Wellbeing as a Core Feature
The most significant conceptual shift in autonomous interior design is the repositioning of occupant wellbeing from a soft luxury feature to a core engineering requirement. When a vehicle is used for an overnight journey, the quality of sleep it enables is as engineering-relevant as the efficiency of its powertrain. When it serves as a mobile office for a daily commuter, the ergonomics of its work surface and the quality of its video conferencing acoustics directly affect user productivity and satisfaction.

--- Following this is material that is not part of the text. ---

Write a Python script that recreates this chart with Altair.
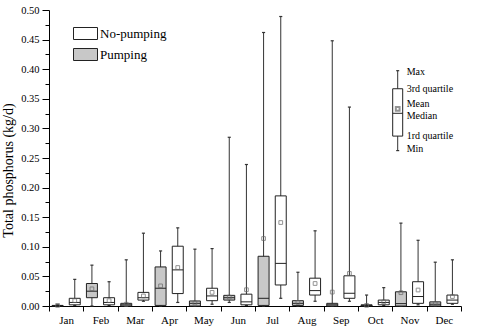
import json
import altair as alt
import pandas as pd

months = ["Jan", "Feb", "Mar", "Apr", "May", "Jun", "Jul", "Aug", "Sep", "Oct", "Nov", "Dec"]
groups = ["No-pumping", "Pumping"]

# Pumping (grey boxes)
p_min = [0.0, 0.0, 0.0, 0.0, 0.0, 0.006, 0.0, 0.0, 0.0, 0.0, 0.0, 0.0]
p_q1 = [0.0, 0.014, 0.0, 0.001, 0.0, 0.010, 0.001, 0.001, 0.0, 0.0, 0.0, 0.0]
p_med = [0.0005, 0.025, 0.002, 0.030, 0.0045, 0.014, 0.013, 0.0045, 0.002, 0.001, 0.004, 0.003]
p_q3 = [0.001, 0.038, 0.0045, 0.066, 0.0085, 0.018, 0.084, 0.009, 0.0045, 0.002, 0.024, 0.007]
p_max = [0.002, 0.069, 0.078, 0.093, 0.096, 0.285, 0.462, 0.057, 0.448, 0.0185, 0.140, 0.074]
p_mean = [0.001, 0.029, 0.003, 0.034, 0.005, 0.015, 0.114, 0.006, 0.0235, 0.001, 0.0225, 0.004]

# No-pumping (white boxes)
n_min = [0.001, 0.001, 0.008, 0.006, 0.003, 0.001, 0.013, 0.008, 0.008, 0.001, 0.002, 0.003]
n_q1 = [0.002, 0.002, 0.010, 0.021, 0.009, 0.002, 0.0355, 0.0185, 0.013, 0.002, 0.0045, 0.0045]
n_med = [0.006, 0.006, 0.014, 0.061, 0.017, 0.007, 0.072, 0.026, 0.0215, 0.006, 0.016, 0.010]
n_q3 = [0.013, 0.014, 0.023, 0.101, 0.030, 0.020, 0.186, 0.047, 0.051, 0.010, 0.041, 0.0185]
n_max = [0.045, 0.041, 0.123, 0.132, 0.097, 0.239, 0.489, 0.127, 0.336, 0.031, 0.111, 0.078]
n_mean = [0.009, 0.009, 0.017, 0.065, 0.023, 0.0275, 0.141, 0.038, 0.055, 0.007, 0.027, 0.016]

# Key (explanation box) values and labels
key_names = ["Max", "3rd quartile", "Mean", "Median", "1rd quartile", "Min"]
key_vals = [0.3975, 0.367, 0.333, 0.3255, 0.287, 0.2625]
key_label_vals = [0.396, 0.366, 0.341, 0.3215, 0.287, 0.2645]

y_ticks = [round(i * 0.025, 3) for i in range(21)]
x_ticks = [i * 0.5 for i in range(25)]

FONT = "Liberation Serif"
BOX_HALF = 0.16
CAP_HALF = 0.045

rows = []
for i, m in enumerate(months):
    for g, off, vals in [
        ("Pumping", 0.25, (p_min, p_q1, p_med, p_q3, p_max, p_mean)),
        ("No-pumping", 0.75, (n_min, n_q1, n_med, n_q3, n_max, n_mean)),
    ]:
        xc = i + off
        rows.append(dict(month=m, group=g, xc=xc, xl=xc - BOX_HALF, xr=xc + BOX_HALF,
                         cl=xc - CAP_HALF, cr=xc + CAP_HALF,
                         vmin=vals[0][i], q1=vals[1][i], med=vals[2][i],
                         q3=vals[3][i], vmax=vals[4][i], mean=vals[5][i]))
df = pd.DataFrame(rows)

key_df = pd.DataFrame({"name": key_names, "v": key_vals, "lv": key_label_vals})
key_box = pd.DataFrame([dict(vmax=key_vals[0], q3=key_vals[1], mean=key_vals[2],
                             med=key_vals[3], q1=key_vals[4], vmin=key_vals[5])])

month_js = json.dumps(months)
xscale = alt.Scale(domain=[0, 12], nice=False, zero=False)
yscale = alt.Scale(domain=[0, 0.5], nice=False)
xaxis = alt.Axis(values=x_ticks, grid=False, title=None,
                 labelExpr=f"(datum.value % 1 == 0.5) ? {month_js}[floor(datum.value)] : ''",
                 tickOpacity={"condition": {"test": "datum.value % 1 != 0", "value": 0}, "value": 1},
                 tickSize=5, labelPadding=3, labelFont=FONT, labelFontSize=11,
                 labelFlush=False, labelOverlap=False, labelAngle=0)
yaxis = alt.Axis(values=y_ticks, grid=False, title="Total phosphorus (kg/d)",
                 labelExpr="(round(datum.value*40) % 2 == 0) ? format(datum.value, '.2f') : ''",
                 tickSize={"condition": {"test": "round(datum.value*40) % 2 == 1", "value": 4}, "value": 7},
                 labelPadding=3, labelFont=FONT, labelFontSize=10.5, labelOverlap=False,
                 titleFont=FONT, titleFontSize=14, titleFontWeight="normal",
                 titleX=-41, titleY=160, titleAngle=270, titleAlign="center", titleBaseline="middle")


def X(f):
    return alt.X(f"{f}:Q", scale=xscale, axis=xaxis)


def Y(f):
    return alt.Y(f"{f}:Q", scale=yscale, axis=yaxis)


base = alt.Chart(df)
whisk = base.mark_rule(color="#333333", strokeWidth=1).encode(x=X("xc"), y=Y("vmin"), y2="vmax")
cap_top = base.mark_rule(color="#333333", strokeWidth=1.2).encode(x=X("cl"), x2="cr", y=Y("vmax"))
cap_bot = base.mark_rule(color="#333333", strokeWidth=1.2).encode(x=X("cl"), x2="cr", y=Y("vmin"))
boxes = base.mark_rect(stroke="#222222", strokeWidth=1, opacity=1).encode(
    x=X("xl"), x2="xr", y=Y("q1"), y2="q3",
    fill=alt.Fill("group:N",
                  scale=alt.Scale(domain=groups, range=["#ffffff", "#c8c8c8"]),
                  legend=alt.Legend(orient="none", legendX=24, legendY=11, title=None,
                                    symbolType="M-1,-0.5H1V0.5H-1Z", symbolSize=576,
                                    symbolStrokeColor="#222222", symbolStrokeWidth=1,
                                    symbolOpacity=1, labelFont=FONT, labelFontSize=13,
                                    labelColor="black", rowPadding=-8, padding=0,
                                    labelOffset=2)),
)
median = base.mark_rule(color="#222222", strokeWidth=1).encode(x=X("xl"), x2="xr", y=Y("med"))
mean = base.mark_point(shape="square", filled=False, size=14, color="#666666", strokeWidth=1).encode(
    x=X("xc"), y=Y("mean"))

# Key
kb = alt.Chart(key_box)
k_wh = kb.mark_rule(color="#333333").encode(x=alt.value(348.7), y=Y("vmin"), y2="vmax")
k_cap1 = kb.mark_rule(color="#333333", strokeWidth=1.2).encode(x=alt.value(347.2), x2=alt.value(350.2), y=Y("vmax"))
k_cap2 = kb.mark_rule(color="#333333", strokeWidth=1.2).encode(x=alt.value(347.2), x2=alt.value(350.2), y=Y("vmin"))
k_box = kb.mark_rect(fill="white", stroke="#222222", strokeWidth=1).encode(
    x=alt.value(343.7), x2=alt.value(353.7), y=Y("q1"), y2="q3")
k_med = kb.mark_rule(color="#222222").encode(x=alt.value(343.7), x2=alt.value(353.7), y=Y("med"))
k_mean = kb.mark_point(shape="square", filled=False, size=14, color="#666666").encode(
    x=alt.value(348.7), y=Y("mean"))
k_txt = alt.Chart(key_df).mark_text(align="left", baseline="middle", font=FONT, fontSize=10,
                                     color="black").encode(
    x=alt.value(357.7), y=Y("lv"), text="name:N")

chart = alt.layer(whisk, cap_top, cap_bot, boxes, median, mean,
                  k_wh, k_cap1, k_cap2, k_box, k_med, k_mean, k_txt).properties(
    width=412, height=296,
    autosize=alt.AutoSizeParams(type="none"),
    padding={"left": 49, "top": 10, "right": 39, "bottom": 27},
    background="white",
).configure_view(stroke=None).configure_axis(
    domainColor="black", tickColor="black", labelColor="black", titleColor="black",
    domainWidth=1, tickWidth=1,
)

chart.save("out.html", embed_options={"renderer": "svg", "actions": False})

This creates a new category of vehicle performance metrics. Motion sickness — a concern for passengers who no longer need to monitor the road — is being addressed through active chassis control that minimizes lateral and longitudinal accelerations during reading or screen use. Cabin air quality, traditionally addressed only in premium vehicles, is being treated as a health metric: filtration systems that maintain PM2.5 levels well below outdoor ambient concentrations, humidity control for long journeys, and fragrance systems that can be personalized per occupant.
What Comes Next
The full realization of the autonomous interior vision remains contingent on regulatory approval of Level 4 and Level 5 systems that do not require occupant monitoring. Until drivers can legally disconnect from the road entirely, interior configurations must include a compliant driver position — a constraint that limits the extent to which radical design visions can be productionized.
The path forward is likely gradual: increasing recline angles and work surface integration in Level 2+ vehicles, followed by optional lounge configurations in geofenced Level 4 environments, followed by fully liberated interior architectures when Level 5 is validated at sufficient scale. Each incremental step teaches designers and engineers which concepts actually work in practice versus which look compelling in concept renders but fail against the pragmatic demands of daily use.
What is already clear is that the transition to autonomy will produce the most significant redesign of vehicle interiors since the postwar popularization of the automobile. The next generation of interior designers are being trained not as automotive specialists but as architects of inhabited space — because what they are designing is, functionally, exactly that: rooms that move through the world.